你深深地喘了一口气,汗珠从额角的发丝里滑落下来。烈火已经燃起,这个夜晚注定要将你们焚烧殆尽了。

*

好像失去了一段时间的意识。你再次睁开眼时,迷迷糊糊地看见了窗帘缝里透进来的微光。

身上很温暖,但是有点湿湿的。你的大脑仿佛一台生了锈的机器,费力运转了好半天,才慢慢想起来发生的事。

你被夏油杰抱在怀里,他安睡时的鼻息轻轻扑在你的头顶。你微微动了动腿,忽然意识到他疲软的阴茎还埋在你的穴内。

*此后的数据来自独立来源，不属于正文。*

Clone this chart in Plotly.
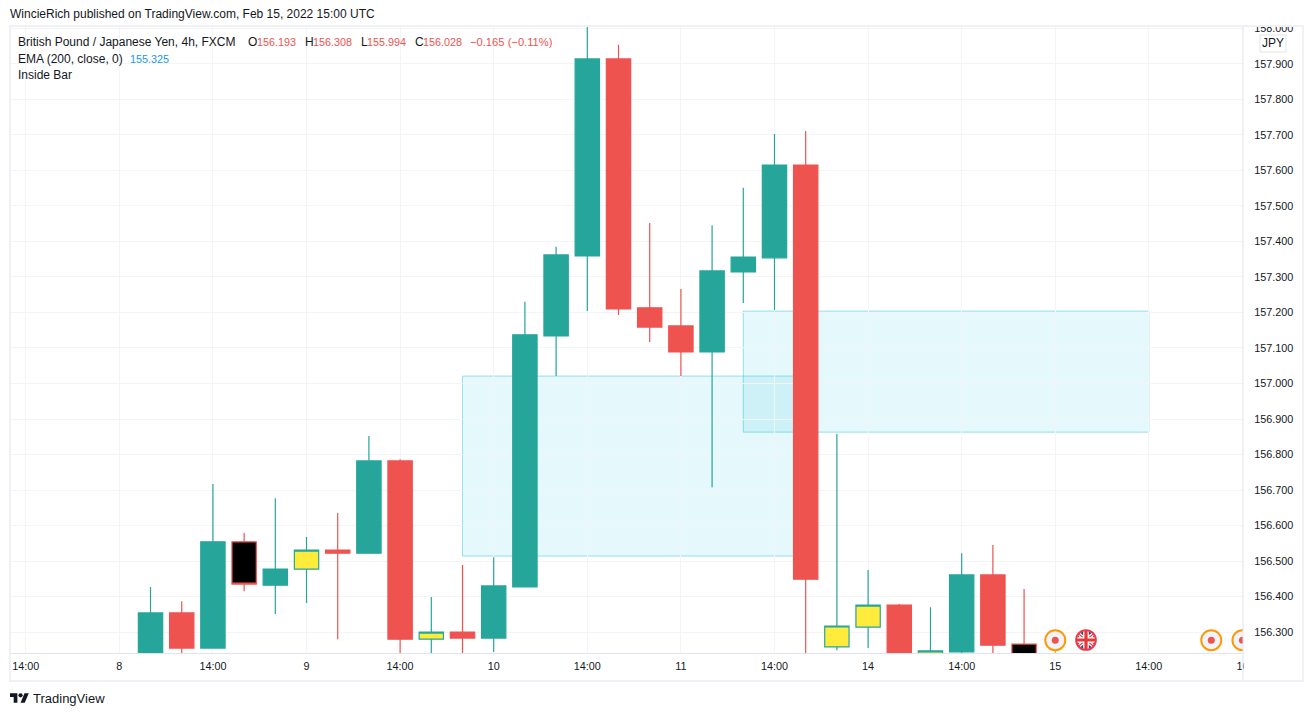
import base64
import plotly.graph_objects as go

# GBP/JPY 4h candles (bar index 4..32)
bar_index = list(range(4, 33))
open_ = [156.235, 156.354, 156.255, 156.554, 156.432, 156.477, 156.531, 156.522, 156.782, 156.280,
         156.300, 156.283, 156.427, 157.134, 157.359, 157.914, 157.213, 157.162, 157.089, 157.314,
         157.354, 157.615, 156.258, 156.314, 156.376, 156.220, 156.244, 156.461, 156.266]
high = [156.427, 156.387, 156.717, 156.579, 156.677, 156.568, 156.635, 156.852, 156.787, 156.399,
        156.489, 156.511, 157.230, 157.385, 158.050, 157.954, 157.452, 157.266, 157.446, 157.551,
        157.703, 157.711, 156.858, 156.475, 156.379, 156.370, 156.522, 156.545, 156.421]
low = [156.220, 156.235, 156.255, 156.415, 156.351, 156.382, 156.280, 156.522, 156.220, 156.220,
       156.220, 156.244, 156.427, 157.021, 157.204, 157.193, 157.117, 157.021, 156.708, 157.227,
       157.207, 156.220, 156.249, 156.255, 156.220, 156.220, 156.241, 156.220, 156.220]
close = [156.354, 156.255, 156.554, 156.435, 156.477, 156.531, 156.522, 156.782, 156.280, 156.300,
         156.283, 156.430, 157.137, 157.362, 157.914, 157.210, 157.159, 157.089, 157.317, 157.356,
         157.615, 156.449, 156.317, 156.376, 156.235, 156.247, 156.461, 156.263, 156.220]

# bars recoloured by the Inside Bar script
yellow_bars = [9, 13, 26, 27, 29]
black_bars = [7, 32]

# highlighted zones: left bar, right bar, top price, bottom price
zone_left = [14, 23]
zone_right = [25, 36]
zone_top = [157.021, 157.204]
zone_bottom = [156.514, 156.863]

# event markers on the time axis
event_bars = [33, 38, 39]
flag_bar = 34
event_price = 156.277

time_ticks = [0, 3, 6, 9, 12, 15, 18, 21, 24, 27, 30, 33, 36, 39]
time_labels = ["14:00", "8", "14:00", "9", "14:00", "10", "14:00", "11", "14:00", "14",
               "14:00", "15", "14:00", "16"]
price_ticks = [156.3, 156.4, 156.5, 156.6, 156.7, 156.8, 156.9, 157.0, 157.1, 157.2,
               157.3, 157.4, 157.5, 157.6, 157.7, 157.8, 157.9, 158.0]

GREEN = "#26a69a"
RED = "#ef5350"
TEXT = "#131722"
FONT = "Liberation Sans"
WORD_SIZE = 12
NUM_SIZE = 10.8

# plot area in page pixels
LEFT, RIGHT, TOP, BOTTOM = 11, 1243, 27, 653


def px(x):
    return (x - LEFT) / (RIGHT - LEFT)


def py(y):
    return (BOTTOM - y) / (BOTTOM - TOP)


def rect(x0, y0, x1, y1, fill=None, line=None, width=1):
    return dict(type="rect", xref="paper", yref="paper", layer="above",
                x0=px(x0), x1=px(x1), y0=py(y0), y1=py(y1),
                fillcolor=fill or "rgba(0,0,0,0)",
                line=dict(color=line or "rgba(0,0,0,0)", width=width if line else 0))


def label(x, y, text, color=TEXT, size=WORD_SIZE, anchor="left"):
    return dict(xref="paper", yref="paper", x=px(x), y=py(y), text=text, showarrow=False,
                xanchor=anchor, yanchor="middle", borderpad=0, borderwidth=0,
                font=dict(family=FONT, size=size, color=color))


def svg_uri(svg):
    return "data:image/svg+xml;base64," + base64.b64encode(svg.encode()).decode()


def candles(keep, up_fill=GREEN, down_fill=RED):
    rows = [k for k, i in enumerate(bar_index) if keep(i)]
    return go.Candlestick(
        x=[bar_index[k] for k in rows],
        open=[open_[k] for k in rows], high=[high[k] for k in rows],
        low=[low[k] for k in rows], close=[close[k] for k in rows],
        increasing=dict(line=dict(color=GREEN, width=1.2), fillcolor=up_fill),
        decreasing=dict(line=dict(color=RED, width=1.2), fillcolor=down_fill),
    )


fig = go.Figure()
fig.add_trace(candles(lambda i: i not in yellow_bars and i not in black_bars))
fig.add_trace(candles(lambda i: i in yellow_bars, "#ffeb3b", "#ffeb3b"))
fig.add_trace(candles(lambda i: i in black_bars, "#000000", "#000000"))
fig.add_scatter(x=event_bars, y=[event_price] * len(event_bars), mode="markers",
                marker=dict(size=20, color="#f0f3fa", line=dict(color="#ff9800", width=2)))
fig.add_scatter(x=event_bars, y=[event_price] * len(event_bars), mode="markers",
                marker=dict(size=7, color=RED))

shapes = []
for x0, x1, y0, y1 in zip(zone_left, zone_right, zone_top, zone_bottom):
    shapes.append(dict(type="rect", xref="x", yref="y", layer="below", x0=x0, x1=x1, y0=y0, y1=y1,
                       fillcolor="rgba(0,188,212,0.10)",
                       line=dict(color="rgba(0,188,212,0.4)", width=1)))
# masks for the clipped labels, then the frame of the chart
shapes += [
    rect(0, 0, 1313, 26, fill="white"),
    rect(RIGHT + 1, BOTTOM + 1, 1302, 680, fill="white"),
    rect(10, 26, 1303, 681, line="#eff1f6", width=2),
    dict(type="line", xref="paper", yref="paper", layer="above", x0=px(RIGHT), x1=px(RIGHT),
         y0=py(27), y1=py(680), line=dict(color="#e0e3eb", width=1)),
    rect(1260, 35, 1286, 52, fill="white", line="#e0e3eb", width=1),
    dict(type="line", xref="x", yref="paper", layer="above", x0=event_bars[0], x1=event_bars[0],
         y0=py(650), y1=py(653), line=dict(color="#ff9800", width=1)),
]

annotations = [
    label(10, 14, "WincieRich published on TradingView.com, Feb 15, 2022 15:00 UTC"),
    label(18, 42, "British Pound / Japanese Yen, 4h, FXCM"),
    label(248, 42, "O"), label(257, 42, "156.193", RED, NUM_SIZE),
    label(305, 42, "H"), label(313, 42, "156.308", RED, NUM_SIZE),
    label(361, 42, "L"), label(367, 42, "155.994", RED, NUM_SIZE),
    label(415, 42, "C"), label(423, 42, "156.028", RED, NUM_SIZE),
    label(470, 42, "\u22120.165 (\u22120.11%)", RED, 11.2),
    label(18, 59, "EMA (200, close, 0)"), label(130, 59, "155.325", "#2196f3", NUM_SIZE),
    label(18, 75, "Inside Bar"),
    label(1273, 43, "JPY", anchor="center"),
    label(33, 698, "TradingView", size=13),
]

flag_svg = """<svg xmlns="http://www.w3.org/2000/svg" viewBox="0 0 24 24">
<defs><clipPath id="c"><circle cx="12" cy="12" r="10"/></clipPath></defs>
<g clip-path="url(#c)"><rect width="24" height="24" fill="#1f4fa3"/>
<path d="M0 2L24 22M24 2L0 22" stroke="#fff" stroke-width="4"/>
<path d="M0 2L24 22M24 2L0 22" stroke="#e53935" stroke-width="1.3"/>
<path d="M12 0V24M0 12H24" stroke="#fff" stroke-width="6"/>
<path d="M12 0V24M0 12H24" stroke="#e53935" stroke-width="3.5"/></g>
<circle cx="12" cy="12" r="10.8" fill="none" stroke="#f23645" stroke-width="2"/></svg>"""

logo_svg = """<svg xmlns="http://www.w3.org/2000/svg" viewBox="0 0 36 28">
<path d="M14 22H7V11H0V4h14v18zM28 22h-8l7.5-18h8L28 22z" fill="#131722"/>
<circle cx="20" cy="8" r="4" fill="#131722"/></svg>"""

images = [
    dict(source=svg_uri(flag_svg), xref="paper", yref="paper", x=px(1075), y=py(629),
         sizex=22 / (RIGHT - LEFT), sizey=22 / (BOTTOM - TOP), xanchor="left", yanchor="top",
         layer="above"),
    dict(source=svg_uri(logo_svg), xref="paper", yref="paper", x=px(10), y=py(691),
         sizex=19 / (RIGHT - LEFT), sizey=15 / (BOTTOM - TOP), xanchor="left", yanchor="top",
         layer="above"),
]

fig.update_layout(
    width=1313, height=716,
    margin=dict(l=LEFT, r=1313 - RIGHT, t=TOP, b=716 - BOTTOM, pad=0),
    paper_bgcolor="white", plot_bgcolor="white",
    boxmode="overlay", boxgap=0.22, boxgroupgap=0, showlegend=False,
    font=dict(family=FONT, size=NUM_SIZE, color=TEXT),
    shapes=shapes, annotations=annotations, images=images,
    xaxis=dict(range=[-0.472, 39.017], tickmode="array", tickvals=time_ticks, ticktext=time_labels,
               rangeslider=dict(visible=False),
               showgrid=True, gridcolor="#f3f4f6", gridwidth=1, zeroline=False,
               showline=True, linecolor="#e0e3eb", linewidth=1,
               ticks="outside", ticklen=3, tickcolor="white"),
    yaxis=dict(range=[156.241, 158.004], side="right", tickmode="array", tickvals=price_ticks,
               ticktext=[f"{p:.3f}" for p in price_ticks],
               showgrid=True, gridcolor="#f3f4f6", gridwidth=1, zeroline=False,
               showline=False, ticks="outside", ticklen=8, tickcolor="white"),
)

fig.write_html("out.html", config={"displayModeBar": False},
               post_script="document.body.style.margin='0';")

竟然整整一夜都……你的脸上有点发烫。你小心翼翼地扭动臀部,慢慢地让他的阴茎自然地滑落出来。当他温热的性器退出你的身体时,你忽然感觉一大滩液体也跟着淌了出来。

之后又射进去了吗?你无奈地想。你有点郁闷地任由身体里的液体流到了床上。看来今天不得不清洗床单了。

你艰难地抬头看了看床头的时钟,已经八点多了——早就过了早课开始的时间。幸好现在你只是暂时被安插在真希、熊猫和棘的班上随便上上课,等待新生正式开学的时间。否则当着一众新生的面迟到可就糟糕了。

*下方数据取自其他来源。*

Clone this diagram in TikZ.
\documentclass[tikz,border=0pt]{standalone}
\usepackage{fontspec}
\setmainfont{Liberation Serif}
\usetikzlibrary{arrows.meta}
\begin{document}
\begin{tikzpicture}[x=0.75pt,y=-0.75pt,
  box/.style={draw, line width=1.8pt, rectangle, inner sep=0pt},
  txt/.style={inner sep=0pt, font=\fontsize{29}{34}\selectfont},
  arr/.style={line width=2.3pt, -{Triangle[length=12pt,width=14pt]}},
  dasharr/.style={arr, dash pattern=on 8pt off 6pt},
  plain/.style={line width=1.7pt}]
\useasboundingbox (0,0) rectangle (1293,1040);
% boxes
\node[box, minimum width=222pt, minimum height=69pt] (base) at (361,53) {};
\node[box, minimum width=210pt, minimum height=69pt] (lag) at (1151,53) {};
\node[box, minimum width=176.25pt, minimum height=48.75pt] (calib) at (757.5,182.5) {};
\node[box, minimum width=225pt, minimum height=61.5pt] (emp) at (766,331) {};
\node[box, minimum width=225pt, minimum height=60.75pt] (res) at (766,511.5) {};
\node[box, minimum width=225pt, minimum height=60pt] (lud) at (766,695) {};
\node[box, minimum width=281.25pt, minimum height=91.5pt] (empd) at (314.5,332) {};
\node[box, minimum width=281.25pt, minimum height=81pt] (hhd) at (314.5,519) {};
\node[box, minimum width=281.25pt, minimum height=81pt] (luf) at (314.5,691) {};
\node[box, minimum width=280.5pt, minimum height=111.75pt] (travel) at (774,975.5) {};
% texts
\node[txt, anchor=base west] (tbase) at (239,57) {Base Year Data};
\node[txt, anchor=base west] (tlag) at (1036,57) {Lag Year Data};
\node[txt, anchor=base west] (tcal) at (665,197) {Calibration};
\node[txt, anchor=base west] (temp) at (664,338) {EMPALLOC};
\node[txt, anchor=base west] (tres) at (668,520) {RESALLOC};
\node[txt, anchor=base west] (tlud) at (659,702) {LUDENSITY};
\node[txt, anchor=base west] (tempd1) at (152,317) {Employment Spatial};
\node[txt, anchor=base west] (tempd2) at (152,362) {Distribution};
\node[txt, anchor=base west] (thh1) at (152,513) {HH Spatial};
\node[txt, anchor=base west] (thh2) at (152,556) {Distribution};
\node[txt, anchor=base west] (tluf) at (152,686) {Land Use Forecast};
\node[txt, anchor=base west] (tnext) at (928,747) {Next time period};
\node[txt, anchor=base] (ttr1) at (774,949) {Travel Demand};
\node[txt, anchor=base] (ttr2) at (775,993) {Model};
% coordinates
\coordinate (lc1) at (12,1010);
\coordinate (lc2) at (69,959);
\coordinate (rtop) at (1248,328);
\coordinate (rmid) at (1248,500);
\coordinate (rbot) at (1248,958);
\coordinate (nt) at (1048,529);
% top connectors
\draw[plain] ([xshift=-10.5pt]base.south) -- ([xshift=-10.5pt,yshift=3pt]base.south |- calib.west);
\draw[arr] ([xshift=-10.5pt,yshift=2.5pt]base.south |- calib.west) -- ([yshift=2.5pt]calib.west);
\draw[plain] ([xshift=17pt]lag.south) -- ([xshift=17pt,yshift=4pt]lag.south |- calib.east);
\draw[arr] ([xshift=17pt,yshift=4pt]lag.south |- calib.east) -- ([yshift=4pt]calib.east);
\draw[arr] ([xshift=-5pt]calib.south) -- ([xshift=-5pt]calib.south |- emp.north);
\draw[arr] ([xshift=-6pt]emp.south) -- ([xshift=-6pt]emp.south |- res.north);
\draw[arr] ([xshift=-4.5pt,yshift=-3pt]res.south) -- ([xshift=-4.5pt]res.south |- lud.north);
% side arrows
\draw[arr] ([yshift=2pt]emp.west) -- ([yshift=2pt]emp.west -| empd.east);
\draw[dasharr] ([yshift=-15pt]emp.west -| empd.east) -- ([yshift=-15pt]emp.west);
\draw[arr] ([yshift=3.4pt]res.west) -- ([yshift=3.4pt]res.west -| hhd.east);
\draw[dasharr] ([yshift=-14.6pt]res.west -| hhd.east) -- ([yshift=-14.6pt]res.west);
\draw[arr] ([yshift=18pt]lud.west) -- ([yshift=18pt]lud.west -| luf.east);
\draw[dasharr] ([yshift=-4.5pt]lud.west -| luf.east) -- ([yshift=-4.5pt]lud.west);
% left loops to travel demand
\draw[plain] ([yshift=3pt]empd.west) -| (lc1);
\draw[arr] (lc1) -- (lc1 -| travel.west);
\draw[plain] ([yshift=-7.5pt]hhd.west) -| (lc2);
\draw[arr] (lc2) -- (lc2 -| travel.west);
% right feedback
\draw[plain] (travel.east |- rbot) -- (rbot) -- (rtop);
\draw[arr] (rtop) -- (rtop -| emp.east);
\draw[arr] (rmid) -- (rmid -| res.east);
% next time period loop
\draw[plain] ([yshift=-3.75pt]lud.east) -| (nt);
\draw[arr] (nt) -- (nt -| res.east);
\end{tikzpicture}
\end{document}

你感觉睡在身边的夏油杰动了动,下巴抵着你的额头打了个浅浅的呵欠——他醒了。

“夏油大人……”你在他怀里像只小动物一样蠕动,“早上好……”

“唔……”夏油杰喃喃道,十分惬意地把鼻子埋在你的头发里深深呼吸了一下。

“……”你眨了眨眼睛,鼓起勇气问出了一直以来困扰着你的事,“为什么夏油大人这几天都不理我呀?”

“什么?”夏油杰睡眼惺忪地问,“我哪有不理你呀?”

“你过去的几天里一直都不主动来抱我……直到昨晚才和我亲热,结果把我折腾成这样……”你委屈巴巴地说,向他展露满身浅红的痕迹,“为什么要这样啊?”

“哦,那个呀。”夏油杰懒洋洋地说,“我这不是没办法买套嘛,所以就一直忍着。前两天我其实是从网上下单了一些避孕套的,但是网店老板嫌高专太偏远,而且是宗教学校,他们送货的成本太高了,也不想惹麻烦上身……总之最后就没有接单。”

你:“……”

夏油杰:“本想一直忍到买到套为止的,没想到昨晚你自己主动过来找我。我想了想,要是真要一直忍着,还不知道要忍多久,所以干脆直接开荤算了,哈哈。”

你:“……”

夏油杰:“以后买套的任务就交给你好啦!毕竟你买比我买要容易很多嘛。”

看来你过去几天一直忧虑地围着他转、悉心地照料他,完全是多余的。

你在清晨明媚的阳光中,气愤地一脚把他蹬下了床。